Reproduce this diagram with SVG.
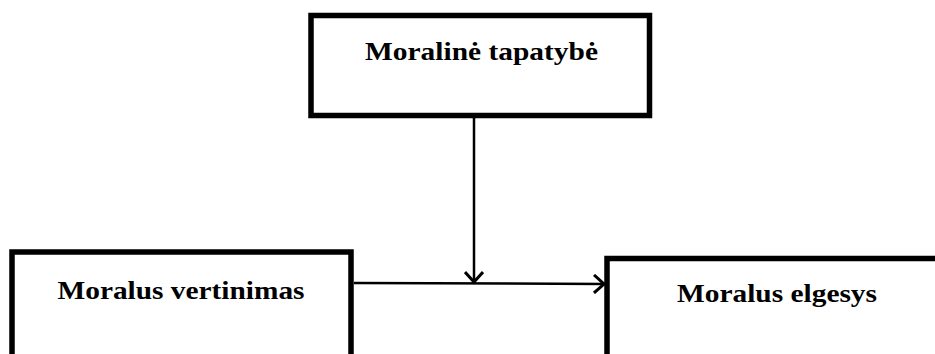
<svg xmlns="http://www.w3.org/2000/svg" width="935" height="354" viewBox="0 0 935 354">
  <style>
    .box { fill: #ffffff; stroke: #000000; stroke-width: 5.5; }
    .label { font-family: "Liberation Serif", "Times New Roman", serif; font-weight: bold; font-size: 26px; fill: #000000; text-anchor: middle; }
    .link { fill: none; stroke: #000000; stroke-width: 2.5; }
  </style>
  <defs>
    <marker id="open-arrow" viewBox="0 0 20 20" refX="18" refY="10" markerWidth="20" markerHeight="20" markerUnits="userSpaceOnUse" orient="auto">
      <path d="M 8 1 L 18 10 L 8 19" fill="none" stroke="#000000" stroke-width="3"/>
    </marker>
  </defs>

  <rect width="935" height="354" fill="#ffffff"/>

  <g id="node-identity">
    <rect class="box" x="311" y="15.5" width="338.5" height="100"/>
    <text class="label" x="481.5" y="59.5" textLength="233" lengthAdjust="spacingAndGlyphs">Moralinė tapatybė</text>
  </g>

  <g id="node-judgment">
    <rect class="box" x="12" y="252" width="339" height="120"/>
    <text class="label" x="181" y="299" textLength="247" lengthAdjust="spacingAndGlyphs">Moralus vertinimas</text>
  </g>

  <g id="node-behavior">
    <rect class="box" x="607" y="258.5" width="340" height="120"/>
    <text class="label" x="777" y="301.5" textLength="200" lengthAdjust="spacingAndGlyphs">Moralus elgesys</text>
  </g>

  <g id="connectors">
    <line class="link" x1="354" y1="283" x2="604" y2="284" marker-end="url(#open-arrow)"/>
    <line class="link" x1="474" y1="118" x2="474" y2="282" marker-end="url(#open-arrow)"/>
  </g>
</svg>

======

* [What is asked]
Quote everything in the listing above exactly; pictures are the only thing to omit.

* [Exercise response]
Reproduce this diagram with SVG.
<svg xmlns="http://www.w3.org/2000/svg" width="935" height="354" viewBox="0 0 935 354">
  <style>
    .box { fill: #ffffff; stroke: #000000; stroke-width: 5.5; }
    .label { font-family: "Liberation Serif", "Times New Roman", serif; font-weight: bold; font-size: 26px; fill: #000000; text-anchor: middle; }
    .link { fill: none; stroke: #000000; stroke-width: 2.5; }
  </style>
  <defs>
    <marker id="open-arrow" viewBox="0 0 20 20" refX="18" refY="10" markerWidth="20" markerHeight="20" markerUnits="userSpaceOnUse" orient="auto">
      <path d="M 8 1 L 18 10 L 8 19" fill="none" stroke="#000000" stroke-width="3"/>
    </marker>
  </defs>

  <rect width="935" height="354" fill="#ffffff"/>

  <g id="node-identity">
    <rect class="box" x="311" y="15.5" width="338.5" height="100"/>
    <text class="label" x="481.5" y="59.5" textLength="233" lengthAdjust="spacingAndGlyphs">Moralinė tapatybė</text>
  </g>

  <g id="node-judgment">
    <rect class="box" x="12" y="252" width="339" height="120"/>
    <text class="label" x="181" y="299" textLength="247" lengthAdjust="spacingAndGlyphs">Moralus vertinimas</text>
  </g>

  <g id="node-behavior">
    <rect class="box" x="607" y="258.5" width="340" height="120"/>
    <text class="label" x="777" y="301.5" textLength="200" lengthAdjust="spacingAndGlyphs">Moralus elgesys</text>
  </g>

  <g id="connectors">
    <line class="link" x1="354" y1="283" x2="604" y2="284" marker-end="url(#open-arrow)"/>
    <line class="link" x1="474" y1="118" x2="474" y2="282" marker-end="url(#open-arrow)"/>
  </g>
</svg>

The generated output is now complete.